**GIVEN REQUEST**
Gather each line in the entries that includes the string "matplotlib".

# # # # #

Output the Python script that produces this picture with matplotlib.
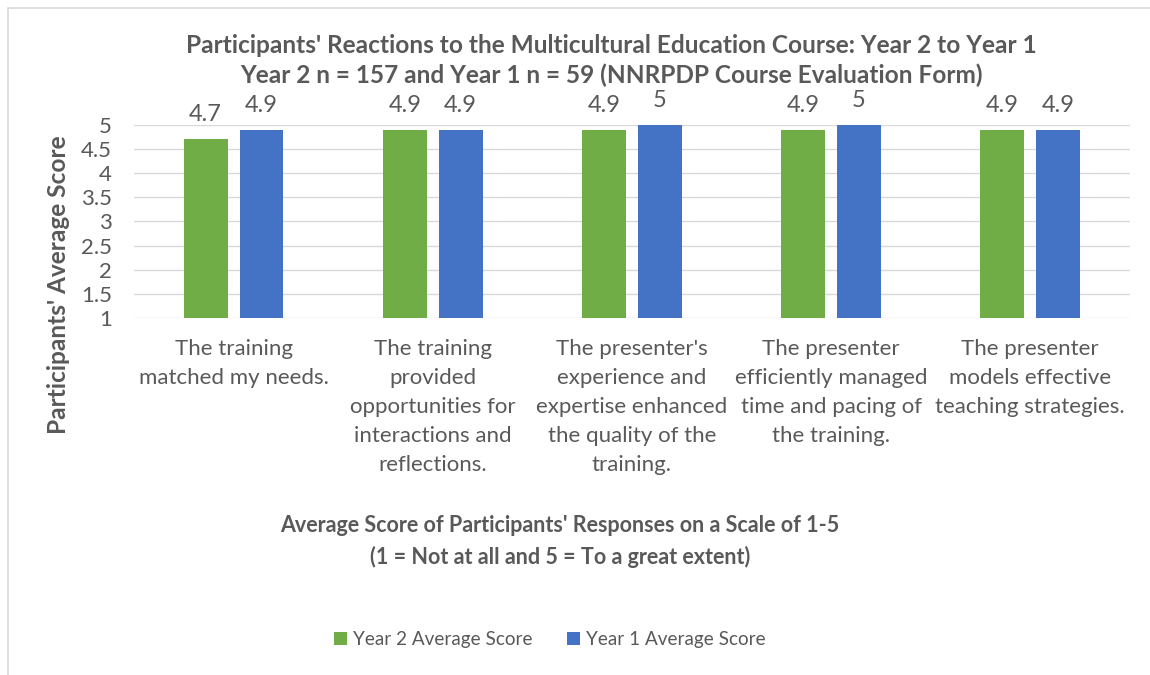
import numpy as np
import matplotlib.pyplot as plt
from matplotlib.patches import Rectangle

categories = [
    "The training\nmatched my needs.",
    "The training\nprovided\nopportunities for\ninteractions and\nreflections.",
    "The presenter's\nexperience and\nexpertise enhanced\nthe quality of the\ntraining.",
    "The presenter\nefficiently managed\ntime and pacing of\nthe training.",
    "The presenter\nmodels effective\nteaching strategies.",
]
year2 = [4.7, 4.9, 4.9, 4.9, 4.9]
year1 = [4.9, 4.9, 5, 5, 4.9]
labels2 = ["4.7", "4.9", "4.9", "4.9", "4.9"]
labels1 = ["4.9", "4.9", "5", "5", "4.9"]

plt.rcParams['font.family'] = ['Lato', 'DejaVu Sans']
gray = "#595959"
green = "#70ad47"
blue = "#4472c4"

fig = plt.figure(figsize=(11.5, 6.75), dpi=100)
ax = fig.add_axes([0.1165, 0.529, 0.866, 0.286])

x = np.arange(len(categories))
w = 0.22
b2 = ax.bar(x - 0.14, np.array(year2) - 1, w, bottom=1, color=green, label="Year 2 Average Score")
b1 = ax.bar(x + 0.14, np.array(year1) - 1, w, bottom=1, color=blue, label="Year 1 Average Score")

# data labels above each bar
for bars, labs in [(b2, labels2), (b1, labels1)]:
    for r, t in zip(bars, labs):
        ax.annotate(t, (r.get_x() + r.get_width() / 2, r.get_y() + r.get_height()),
                    xytext=(0, 10), textcoords="offset points", ha="center", va="bottom",
                    fontsize=17, color=gray)

ax.set_ylim(1, 5)
ax.set_xlim(-0.5, 4.5)
ax.set_yticks(np.arange(1, 5.01, 0.5))
ax.set_yticklabels(["1", "1.5", "2", "2.5", "3", "3.5", "4", "4.5", "5"])
ax.yaxis.grid(True, color="#d9d9d9", linewidth=1)
ax.set_axisbelow(True)
for s in ax.spines.values():
    s.set_visible(False)
ax.tick_params(axis="y", length=0, labelsize=16, labelcolor=gray, pad=16)
ax.set_xticks(x)
ax.set_xticklabels(categories, fontsize=16, color=gray, linespacing=1.56, va="top")
ax.tick_params(axis="x", length=0, pad=15)

fig.text(0.532, 0.932, "Participants' Reactions to the Multicultural Education Course: Year 2 to Year 1",
         ha="center", va="center", fontsize=17.6, fontweight="bold", color=gray)
fig.text(0.532, 0.889, "Year 2 n = 157 and Year 1 n = 59 (NNRPDP Course Evaluation Form)",
         ha="center", va="center", fontsize=17.6, fontweight="bold", color=gray)
fig.text(0.051, 0.578, "Participants' Average Score", rotation=90, ha="center", va="center",
         fontsize=17.6, fontweight="bold", color=gray)
fig.text(0.487, 0.222, "Average Score of Participants' Responses on a Scale of 1-5",
         ha="center", va="center", fontsize=15.5, fontweight="bold", color=gray)
fig.text(0.487, 0.175, "(1 = Not at all and 5 = To a great extent)",
         ha="center", va="center", fontsize=15.5, fontweight="bold", color=gray)

fig.legend(handles=[b2, b1], loc="center", bbox_to_anchor=(0.478, 0.052), ncol=2, frameon=False,
           fontsize=13.6, labelcolor=gray, handlelength=0.7, handleheight=0.7, handletextpad=0.3,
           columnspacing=1.8)

# light chart-area border
fig.patches.append(Rectangle((0.007, -0.02), 1.1, 1.008, transform=fig.transFigure,
                             fill=False, edgecolor="#d9d9d9", linewidth=1.2))

fig.savefig("out.png", dpi=100)
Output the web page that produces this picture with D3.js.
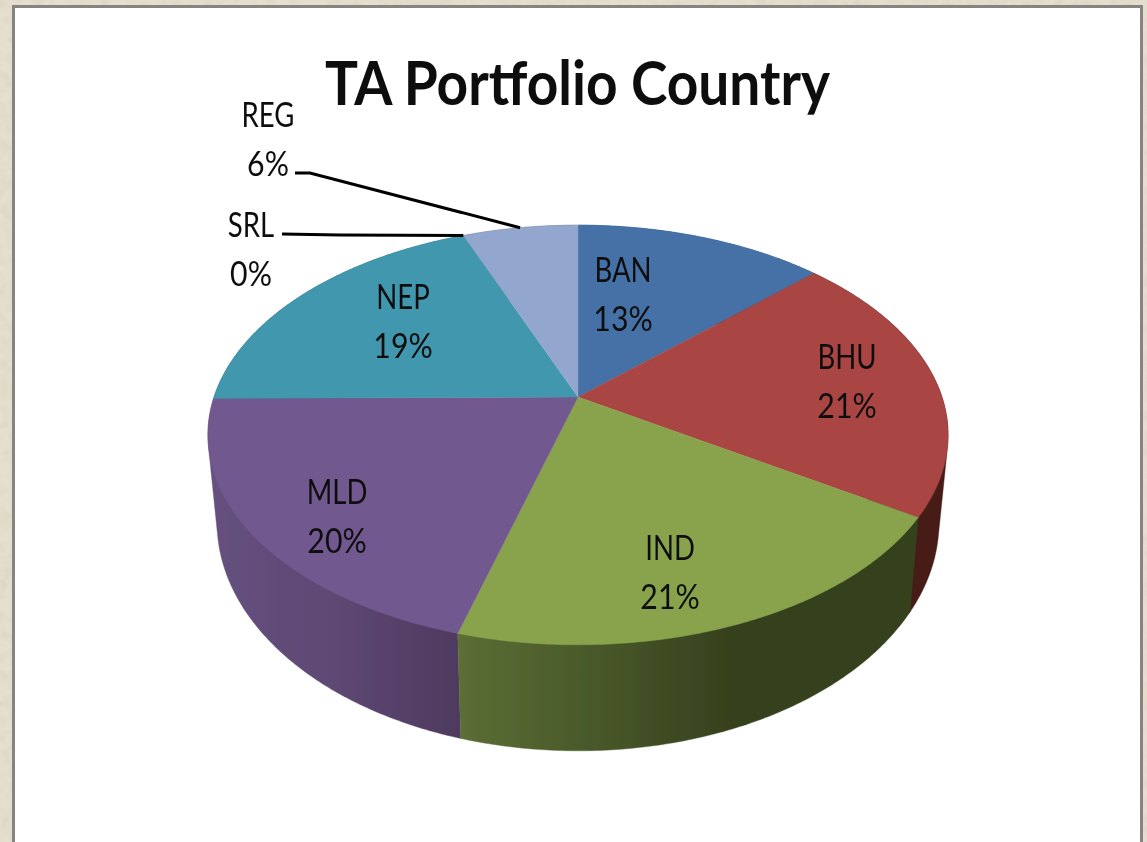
<!DOCTYPE html>
<html><head><meta charset="utf-8">
<script src="https://cdn.jsdelivr.net/npm/d3@7"></script>
<style>html,body{margin:0;padding:0;background:#e4dccb}svg{display:block}text{font-family:Lato,"Open Sans",sans-serif;fill:#111}</style>
</head><body><svg id="c" width="1147" height="842"></svg>
<script>
const categories=["BAN","BHU","IND","MLD","NEP","SRL","REG"];
const shares=[13,21,20.4,20.49,19.11,0,6];
const percentLabels=["13%","21%","21%","20%","19%","0%","6%"];
const topColors=["#4571a7","#a94543","#89a34e","#71588f","#4097ae","#4a7ebb","#93a6cd"];
const title="TA Portfolio Country";

const W=1147,H=842,svg=d3.select("#c");
const defs=svg.append("defs");

// paper backdrop + framed panel
const tex=defs.append("filter").attr("id","paper").attr("x",0).attr("y",0).attr("width","100%").attr("height","100%");
tex.append("feTurbulence").attr("type","fractalNoise").attr("baseFrequency","0.09").attr("numOctaves",3).attr("seed",4);
tex.append("feColorMatrix").attr("values","0 0 0 0 0.66  0 0 0 0 0.60  0 0 0 0 0.48  0.9 0 0 0 -0.32");
const soft=defs.append("filter").attr("id","soft").attr("x","-5%").attr("y","-5%").attr("width","110%").attr("height","110%");
soft.append("feGaussianBlur").attr("stdDeviation",0.7);
svg.append("rect").attr("width",W).attr("height",H).attr("fill","#e6dfcf");
svg.append("rect").attr("width",W).attr("height",H).attr("filter","url(#paper)");
svg.append("rect").attr("x",13.5).attr("y",6.5).attr("width",1128).attr("height",H).attr("fill","#fff").attr("stroke","#85857f").attr("stroke-width",3);

// perspective projection of the pie's disc on to the page
const k=0.181;
const topFace={x:578,y:397,a:364,b:203}, baseFace={x:578,y:481,a:355,b:221};
const project=(t,f)=>{const u=Math.sin(t),v=-Math.cos(t),w=1-k*v;return [f.x+f.a*u/w,f.y+f.b*v/w];};
const arcPts=(a0,a1,f)=>{const n=Math.max(2,Math.ceil((a1-a0)/0.01));return d3.range(n+1).map(i=>project(a0+(a1-a0)*i/n,f));};
const line=d3.line();

const arcs=d3.pie().sort(null).value(d=>d)(shares);

// rim gradients
const grad=(id,x1,x2,stops)=>{const g=defs.append("linearGradient").attr("id",id).attr("gradientUnits","userSpaceOnUse").attr("x1",x1).attr("x2",x2).attr("y1",0).attr("y2",0);
  stops.forEach(([o,c])=>g.append("stop").attr("offset",o).attr("stop-color",c));};
grad("rimIND",457,740,[[0,"#5c6e35"],[0.45,"#4a5a2a"],[1,"#353f1d"]]);
grad("rimMLD",208,460,[[0,"#66517f"],[0.5,"#5d4873"],[1,"#4e3a5f"]]);
const rimFill=["#2f4a6e","#461b19","url(#rimIND)","url(#rimMLD)","#2a6272","#2a6272","#5f6c88"];

const chart=svg.append("g").attr("filter","url(#soft)");
// rim: hull of each slice's top and base arcs, back to front, then top faces
const order=[0,6,4,1,3,2];
order.forEach(i=>{const d=arcs[i];
  const pts=arcPts(d.startAngle,d.endAngle,topFace).concat(arcPts(d.startAngle,d.endAngle,baseFace));
  chart.append("path").attr("d",line(d3.polygonHull(pts))+"Z").attr("fill",rimFill[i]).attr("stroke",rimFill[i]).attr("stroke-width",0.4);
});
arcs.forEach((d,i)=>{ if(d.value===0) return;
  const pts=[[topFace.x,topFace.y]].concat(arcPts(d.startAngle,d.endAngle,topFace));
  chart.append("path").attr("d",line(pts)+"Z").attr("fill",topColors[i]).attr("stroke",topColors[i]).attr("stroke-width",0.4);
});

// leader lines
const leader=(i,start)=>{const d=arcs[i];const end=project((d.startAngle+d.endAngle)/2,topFace);
  chart.append("path").attr("d",line(start.concat([end]))).attr("fill","none").attr("stroke","#050505").attr("stroke-width",3);};
leader(6,[[295,173],[310,173]]);
leader(5,[[282,234],[340,235]]);

// labels
const labelAnchor={BAN:[623,282],BHU:[847,369],IND:[670,560],MLD:[337,504],NEP:[403,309],REG:[268,127],SRL:[251,237]};
const txt=chart.append("g");
categories.forEach((c,i)=>{const [x,y]=labelAnchor[c];
  txt.append("text").attr("text-anchor","middle").attr("font-size",34)
    .attr("transform",`translate(${x},${y}) scale(.81,1)`).text(c);
  txt.append("text").attr("text-anchor","middle").attr("font-size",34)
    .attr("transform",`translate(${x},${y+49}) scale(.89,1)`).text(percentLabels[i]);
});
chart.append("text").attr("x",325).attr("y",105).attr("font-size",62).attr("font-weight",700)
  .attr("textLength",505).attr("lengthAdjust","spacingAndGlyphs").text(title);
</script></body></html>
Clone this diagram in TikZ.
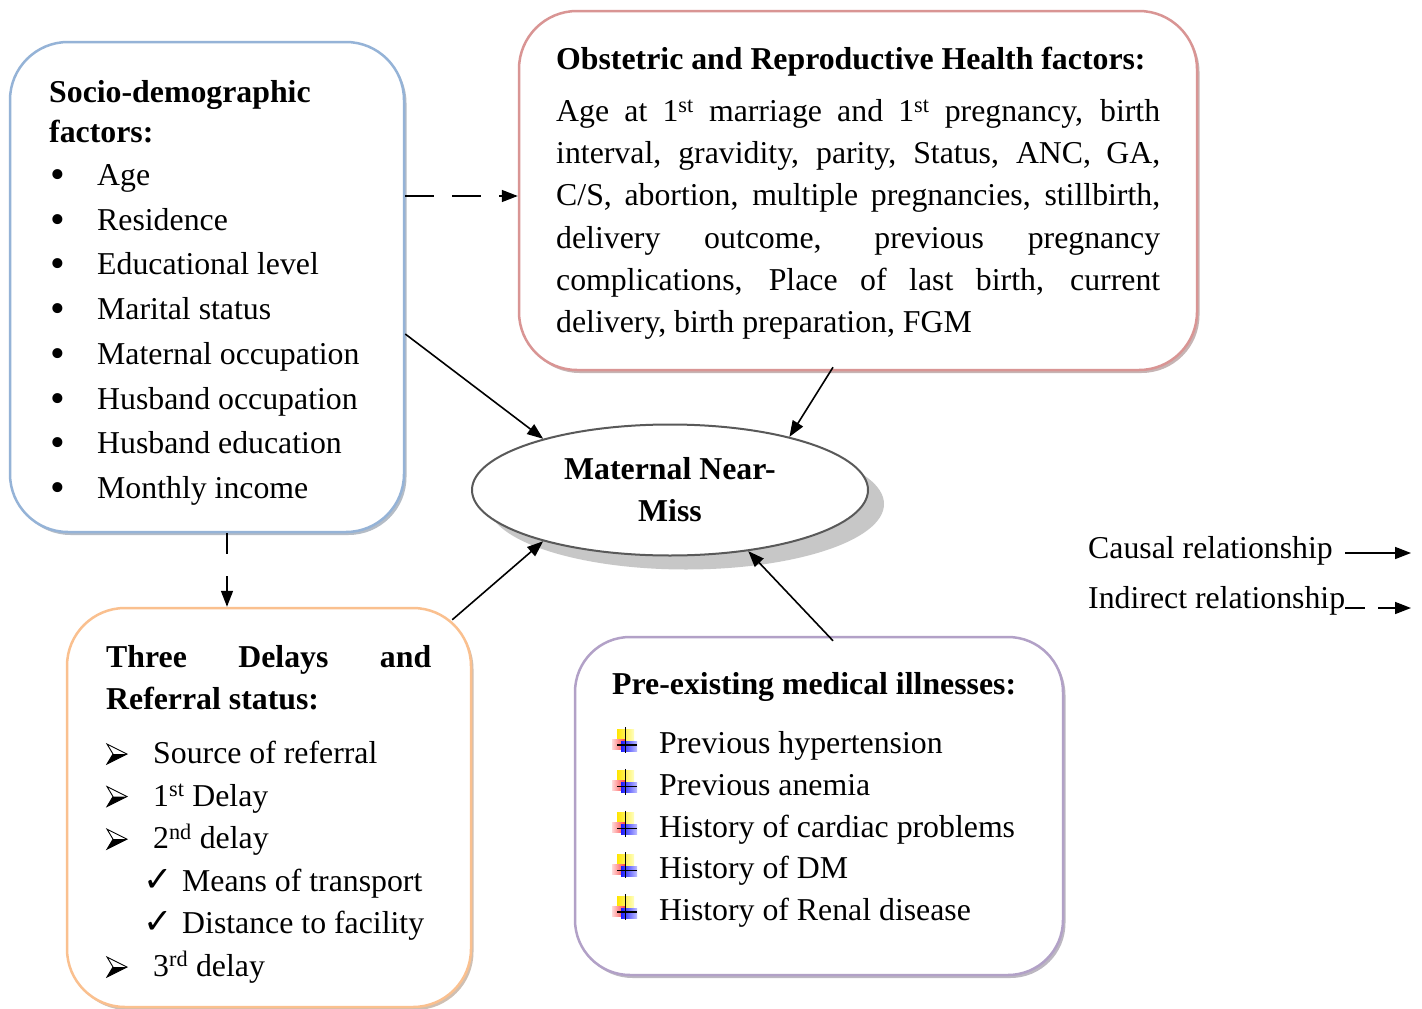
\documentclass[tikz,border=0pt]{standalone}
\usepackage{fontspec}
\setmainfont{Liberation Serif}
\newfontfamily\symf{DejaVu Sans}
\usetikzlibrary{arrows.meta,shapes.geometric,shadows}
\definecolor{socc}{HTML}{95B3D7}
\definecolor{obsc}{HTML}{D99594}
\definecolor{delc}{HTML}{FAC08F}
\definecolor{prec}{HTML}{B2A1C7}
\definecolor{ellc}{HTML}{595959}
\begin{document}
\begin{tikzpicture}[x=1pt,y=-1pt,
  every node/.style={inner sep=0pt, font=\fontsize{31.8}{40}\selectfont},
  txt/.style={anchor=base west},
  hd/.style={anchor=base west, font=\fontsize{31.8}{40}\selectfont\bfseries},
  box/.style={draw=#1, line width=2.5pt, rounded corners=58pt, fill=white,
    drop shadow={shadow xshift=2.5pt, shadow yshift=-3pt, fill=#1!60!black, opacity=0.45}},
  arr/.style={line width=1.6pt, -{Triangle[length=16pt,width=12pt]}},
  darr/.style={arr, dash pattern=on 29pt off 18pt},
  icon/.pic={
    \shade[left color=yellow!80!orange, right color=yellow!25] (5,-24) rectangle (22,-10);
    \shade[left color=red!15, right color=red!75] (0,-14) rectangle (13,-4);
    \shade[left color=blue!90, right color=blue!25] (9,-12) rectangle (25,-2);
    \draw[line width=1.4pt] (13.5,-26) -- (13.5,0);
    \draw[line width=1.4pt] (5,-8) -- (25,-8);
  },
  arrbul/.pic={
    \draw[line width=0.9pt, line join=miter] (0,-10) -- (20,0) -- (0,10) -- (6,0) -- cycle;
    \fill (6,0) -- (20,0) -- (0,10) -- cycle;
  },
]
\path[fill=white, use as bounding box] (0,0) rectangle (1422,1009);

% boxes
\node[box=socc, minimum width=394pt, minimum height=490pt] (soc) at (207,287) {};
\node[box=obsc, minimum width=678pt, minimum height=359pt] (obs) at (858,190.5) {};
\node[box=delc, minimum width=404pt, minimum height=399pt] (del) at (269,807.5) {};
\node[box=prec, minimum width=488pt, minimum height=338pt, rounded corners=55pt] (pre) at (819,806) {};

% ellipse
\node[ellipse, draw=ellc, line width=2pt, fill=white, minimum width=396pt, minimum height=131pt,
  align=center, font=\fontsize{31.8}{42}\selectfont\bfseries,
  drop shadow={shadow xshift=16pt, shadow yshift=-14pt, fill=black!22, opacity=1}]
  (mnm) at (670,490) {Maternal Near-\\Miss};

% socio text
\node[hd] (sh1) at (49,102) {Socio-demographic};
\node[hd] (sh2) at (49,142) {factors:};
\foreach \t [count=\i] in {Age, Residence, Educational level, Marital status, Maternal occupation, Husband occupation, Husband education, Monthly income}
  \node[txt] (si\i) at ({50},{185.5+44.7*(\i-1)}) {\makebox[47pt][l]{\raisebox{-3pt}{\fontsize{42}{40}\selectfont\textbullet}}\t};

% obstetric text
\node[hd] (oh) at (556,69) {Obstetric and Reproductive Health factors:};
\node[txt] (o1) at (556,121.5) {\makebox[604pt][s]{Age at 1\textsuperscript{st} marriage and 1\textsuperscript{st} pregnancy, birth}};
\node[txt] (o2) at (556,163.7) {\makebox[604pt][s]{interval, gravidity, parity, Status, ANC, GA,}};
\node[txt] (o3) at (556,205.9) {\makebox[604pt][s]{C/S, abortion, multiple pregnancies, stillbirth,}};
\node[txt] (o4) at (556,248.1) {\makebox[604pt][s]{delivery outcome, previous pregnancy}};
\node[txt] (o5) at (556,290.3) {\makebox[604pt][s]{complications, Place of last birth, current}};
\node[txt] (o6) at (556,332.5) {delivery, birth preparation, FGM};

% delays text
\node[hd] (dh1) at (106,667) {\makebox[325pt][s]{Three Delays and}};
\node[hd] (dh2) at (106,709) {Referral status:};
\pic at (107,754) {arrbul};
\node[txt] (d1) at (153,763.5) {Source of referral};
\pic at (107,796.6) {arrbul};
\node[txt] (d2) at (153,806) {1\textsuperscript{st} Delay};
\pic at (107,839.2) {arrbul};
\node[txt] (d3) at (153,848.5) {2\textsuperscript{nd} delay};
\node[txt, font=\fontsize{35}{30}\symf] (ck1) at (143,891) {✓};
\node[txt] (d4) at (182,891) {Means of transport};
\node[txt, font=\fontsize{35}{30}\symf] (ck2) at (143,933.5) {✓};
\node[txt] (d5) at (182,933.5) {Distance to facility};
\pic at (107,967) {arrbul};
\node[txt] (d6) at (153,976) {3\textsuperscript{rd} delay};

% pre-existing text
\node[hd] (ph) at (612,694.5) {Pre-existing medical illnesses:};
\foreach \t [count=\i] in {Previous hypertension, Previous anemia, History of cardiac problems, History of DM, History of Renal disease}{
  \pic at ({612},{753+41.75*(\i-1)}) {icon};
  \node[txt] (pi\i) at ({659},{753.5+41.75*(\i-1)}) {\t};
}

% connectors
\coordinate (ya) at (0,196);
\draw[darr] (soc.east |- ya) -- (obs.west |- ya);
\coordinate (dv) at ([xshift=20pt]soc.south);
\draw[darr, dash pattern=on 21pt off 22pt] (dv) -- (dv |- del.north);
\draw[arr] ([yshift=-47pt]soc.east) -- (mnm.158);
\draw[arr] ([xshift=-25pt,yshift=4pt]obs.south) -- (mnm.24);
\draw[arr] ([xshift=-20pt,yshift=-13pt]del.north east) -- (mnm.202);
\draw[arr] ([xshift=14pt,yshift=-5pt]pre.north) -- (mnm.322);

% legend
\node[txt] (lc) at (1088,558) {Causal relationship};
\node[txt] (li) at (1088,608) {Indirect relationship};
\coordinate (c1) at (1345,553);
\coordinate (c2) at (1411,553);
\coordinate (i1) at (1345,608);
\coordinate (i2) at (1411,608);
\draw[arr] (c1) -- (c2);
\draw[arr, dash pattern=on 20pt off 13pt] (i1) -- (i2);
\end{tikzpicture}
\end{document}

# # # # #

**SOLVED PROBLEM**
Output the Python script that produces this picture with matplotlib.
import matplotlib.pyplot as plt
from matplotlib.patches import Rectangle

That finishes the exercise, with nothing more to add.